O secretário-geral do PT, deputado Ricardo Berzoini (PT-SP), disse que o partido vai rescindir o contrato que ainda tem com o publicitário Duda Mendonça e não reconhece qualquer dívida feita de maneira ilegal ou informal, do caixa dois organizado pelo ex-tesoureiro Delúbio Soares.

- Com esta postura do publicitário, evidentemente não há motivação para o partido continuar mantendo relações de contratação com o senhor Duda. O contrato do ponto de vista político está rescindido. Vamos analisar do ponto de vista jurídico como fazê-lo.

Segundo ele, o PT não vai levar em consideração os valores cobrados por Duda, que afirmou que o partido ainda lhe deve ainda R$14,5 milhões de uma dívida não contabilizada.

- Não reconhecemos nenhum tipo de relação não-formalizada porque o PT parte do princípio básico de que relações administrativas e financeiras no nosso país e em qualquer lugar do mundo devem se dar através de contrato e de contabilidade formal - disse Berzoini.

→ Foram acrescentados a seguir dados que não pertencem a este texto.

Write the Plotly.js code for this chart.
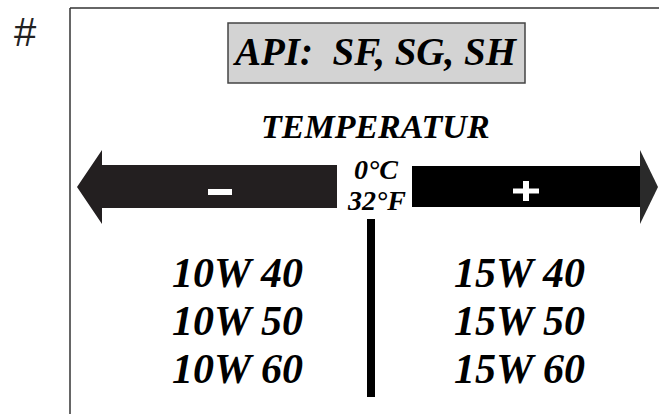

Segundo o deputado, o PT nacional assinou um contrato com Duda em junho de 2002 no valor mínimo de R$5 milhões. Devido ao segundo turno e a gastos não previstos, o partido pagou em 12 parcelas R$7,085 milhões, registrados na Justiça eleitoral.

Além disso, o PT assinou outros contratos de R$4,4 milhões com a agência CEP Comunicação e Estratégia Política Ltda (braço político das empresas de Duda) para realização das campanhas institucionais entre 2001 e 2005. De acordo com Berzoini, apenas R$300 mil referentes a 2005 ainda não foram pagos.

O DISCURSO POSSÍVEL

RENATO LESSA, cientista político do Iuperj: "Foi o discurso possível, do tamanho da capacidade de intervenção política do presidente. É o que ele está disposto a dizer. Foi no espírito de que o governo deve continuar normalmente, mas introduziu a desculpa, o que é uma novidade no discurso. Ainda que tenha sido breve, rápida, no final do pronunciamento, indica sinal verde ao processo de regeneração interna do PT, apoio ao projeto do Tarso Genro de faxina no partido. Mesmo sem dar os nomes de quem deve sair do PT, mostra que essas pessoas poderão vir a ser isoladas e autoriza a reforma interna do partido. Porém, essa reforma deve favorecer os grupos mais à esquerda do partido, que não estão comprometidos com a gestão do Campo Majoritário. Como favorecer esses grupos e manter as diretrizes do projeto de governo? Ou seja, há mais confusão à vista. É difícil dizer o que faltou no discurso. Idealmente, posso dizer que o pedido de desculpas poderia ser mais enfático."

FERNANDO ABRÚCIO, cientista político da FGV-SP: "Lula deu o primeiro passo para explicar o que está acontecendo, mas vai precisar falar uma ou duas vezes mais. Não foi completamente satisfatório, mas creio que, mais do que falar, o presidente precisa começar a agir. Agora ele se pôs dentro da crise. O que foi bom no discurso, além de mostrar que ele saiu da inércia, foi ter pedido desculpas, embora o pedido tenha sido tímido. Lula tem que forçar o partido a condenar mais rapidamente os envolvidos no escândalo. Enquanto José Dirceu não sair de cena a crise não vai sair do colo de Lula. E faltou compartilhar responsabilidade, além da culpa: chamar representantes do Congresso e da sociedade para decidir uma agenda mínima com o governo. É preciso governar. É hora de trabalhar, até meia-noite, uma, duas da manhã. Trabalhar muito."

PAULO KRAMER, cientista político da UNB: "Não foi um discurso satisfatório, porque o Lula insistiu em dizer que eram coisas alheias a seu conhecimento. Isso é difícil de acreditar. A parte boa é que ele estava devendo esse pedido de desculpas desde o início da crise, que ele insistiu em ignorar. Ao contrário, partiu para cima do palanque. É verdade que só desculpa não resolve a crise, mas pode ser um sinal de que ele vai descer do palanque, voltar para o palácio e governar. Se fizer isso, conseguirá terminar o mandato. O lado ruim é o novo adiamento do desfecho negativo, quando ele finalmente admitirá que sabia. Lula hoje está na mão da boa vontade das forças políticas, da oposição, que não quer impeachment. O importante agora é o que ele vai fazer após o discurso. Se vai manter a arrogância palanqueira ou se vai se recolher ao palácio, procurando da dignidade à etapa final do seu governo."